Jacob Encounters Living Water
“And it came to pass, when Jacob saw Rachel the daughter of Laban his mother’s brother, and the sheep of Laban his mother’s brother, that Jacob went near, and rolled the stone from the well’s mouth, and watered the flock of Laban his mother’s brother.” (Genesis 29:10)
By the time that Jacob arrived at his uncle Laban’s land, it seems that he had undergone a remarkable transformation. Earlier on, he had been described as a tent-dweller, in contrast to his rugged brother Esau who was an outdoorsman.
Traditionally in Judaism, Jacob is described as a scholar.
Yet, suddenly it seems that he actually possesses remarkable strength.

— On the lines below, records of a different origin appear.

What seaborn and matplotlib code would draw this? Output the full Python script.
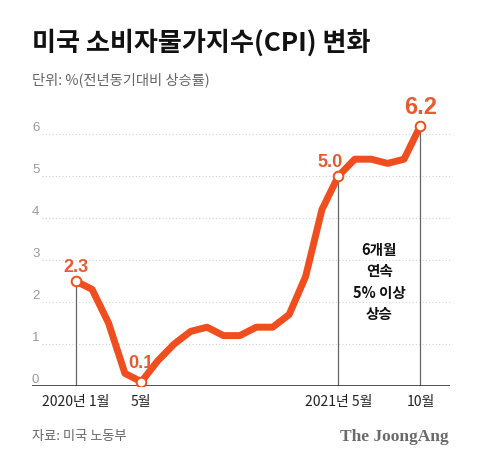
import numpy as np
import pandas as pd
import matplotlib
matplotlib.use("Agg")
import matplotlib.pyplot as plt
import matplotlib.transforms as mtransforms
import seaborn as sns

# Monthly CPI, Jan 2020 .. Oct 2021 (YoY %)
month_idx = list(range(22))
cpi = [2.5, 2.3, 1.5, 0.3, 0.1, 0.6, 1.0, 1.3, 1.4, 1.2, 1.2,
       1.4, 1.4, 1.7, 2.6, 4.2, 5.0, 5.4, 5.4, 5.3, 5.4, 6.2]

# highlighted points and their labels
hl_idx = [0, 4, 16, 21]
hl_text = ["2.3", "0.1", "5.0", "6.2"]
drop_idx = [0, 16, 21]  # vertical guide lines

xtick_idx = [0, 4, 16, 21]
xtick_lab = ["2020년 1월", "5월", "2021년 5월", "10월"]
yticks = [0, 1, 2, 3, 4, 5, 6]

orange = "#F04E1F"
label_col = "#E85A30"

sns.set_theme(style="white")
plt.rcParams["font.family"] = ["Noto Sans CJK KR", "DejaVu Sans"]

df = pd.DataFrame({"m": month_idx, "cpi": cpi})

fig = plt.figure(figsize=(4.8, 4.64), dpi=100)
ax = fig.add_axes([32 / 480, 1 - 387 / 464, 418 / 480, 294 / 464])

ax.set_xlim(-2.66, 22.8)
ax.set_ylim(0, 7)

# dotted gridlines
for v in yticks[1:]:
    ax.plot([0.025, 1], [v, v], transform=ax.get_yaxis_transform(),
            color="#d2d2d2", lw=0.8, ls=(0, (1, 2)), zorder=1)
trans = mtransforms.blended_transform_factory(ax.transAxes, ax.transData)
for v in yticks:
    ax.text(0.0, v + 0.02, str(v), transform=trans, ha="left", va="bottom",
            fontsize=9.5, color="#9a9a9a",
            family=["Liberation Sans", "DejaVu Sans"])

# vertical guides
for i in drop_idx:
    ax.plot([i, i], [0, cpi[i]], color="#666666", lw=0.9, zorder=2)

sns.lineplot(data=df, x="m", y="cpi", ax=ax, color=orange, lw=5,
             solid_joinstyle="round", solid_capstyle="round", zorder=3)

ax.scatter([month_idx[i] for i in hl_idx], [cpi[i] for i in hl_idx],
           s=48, facecolor="white", edgecolor=orange, linewidth=1.4, zorder=4)

# value labels
offsets = {0: (0, 0.35), 4: (0, 0.45), 16: (-0.5, 0.35), 21: (0, 0.45)}
sizes = {0: 13, 4: 13, 16: 13, 21: 17}
for i, t in zip(hl_idx, hl_text):
    dx, dy = offsets[i]
    ax.text(month_idx[i] + dx, cpi[i] + dy, t, ha="center", va="center",
            fontsize=sizes[i], fontweight="bold", color=label_col,
            family=["Liberation Sans", "DejaVu Sans"], zorder=5)

ax.text(18.5, 2.5, "6개월\n연속\n5% 이상\n상승", ha="center", va="center",
        fontsize=10.5, fontweight="bold", color="#111111", linespacing=1.4)

# baseline and ticks
ax.axhline(0, color="#333333", lw=1.2, zorder=2)
for s in ax.spines.values():
    s.set_visible(False)
ax.set_yticks([])
ax.set_xticks(month_idx)
ax.tick_params(axis="x", direction="in", length=5, width=0.8, color="#555555",
               pad=6, labelsize=10, labelcolor="#222222")
ax.set_xticklabels([xtick_lab[xtick_idx.index(i)] if i in xtick_idx else ""
                    for i in month_idx])
ax.set_xlabel("")
ax.set_ylabel("")

# title, unit, footer
fig.text(32 / 480, 1 - 43 / 464, "미국 소비자물가지수(CPI) 변화", fontsize=18.8,
         fontweight="heavy", color="#111111", va="center", ha="left")
fig.text(32 / 480, 1 - 80 / 464, "단위: %(전년동기대비 상승률)", fontsize=10.3,
         color="#666666", va="center", ha="left")
fig.text(32 / 480, 1 - 437 / 464, "자료: 미국 노동부", fontsize=9.5,
         color="#666666", va="center", ha="left")
fig.text(449 / 480, 1 - 437 / 464, "The JoongAng", fontsize=12.5,
         fontweight="bold", color="#6a6a6a", va="center", ha="right",
         family=["Liberation Serif", "DejaVu Serif"])

fig.savefig("out.png", dpi=100)
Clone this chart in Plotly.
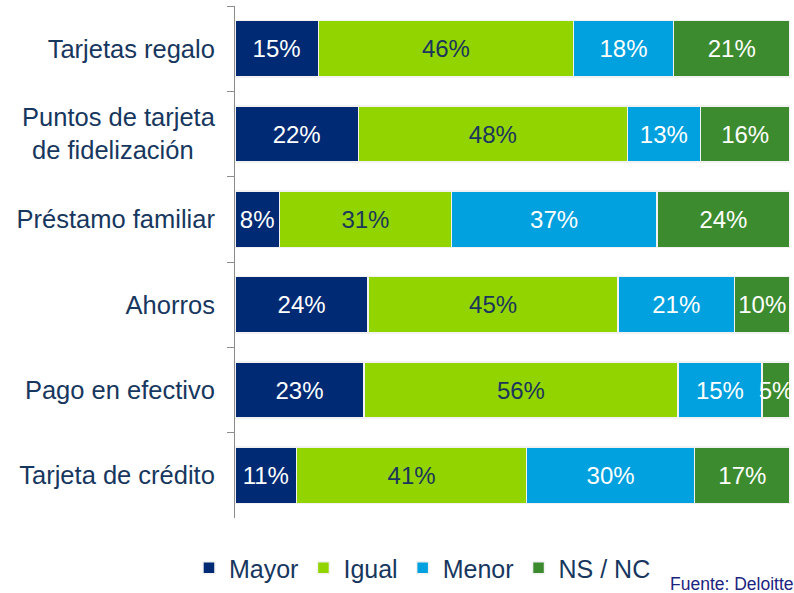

He is able to single-handedly move the heavy stone off of a community well in order to water his uncle’s sheep.
Either he possessed this strength all along, or it developed as he journeyed in faith and obedience.
If the first is true, then he is a remarkable example of someone who led a balanced life, not neglecting the need to develop his external strength as he developed his internal strength.
If the second is true, then he is an example to all of us how we can be transformed in our walk with Adonai.
Still, if we keep in mind that moving the stone single-handedly was a feat fit for Samson, there is room for both to be true.
Much is made of this meeting at the well in Judaism’s oral tradition, and there are several interpretations, each perhaps building on the other.
Among them, the well is thought to represent Zion, and the three flocks Babylon, Persia, and Greece, imperial powers that drew from the well the wealth of Israel and the Holy Temple.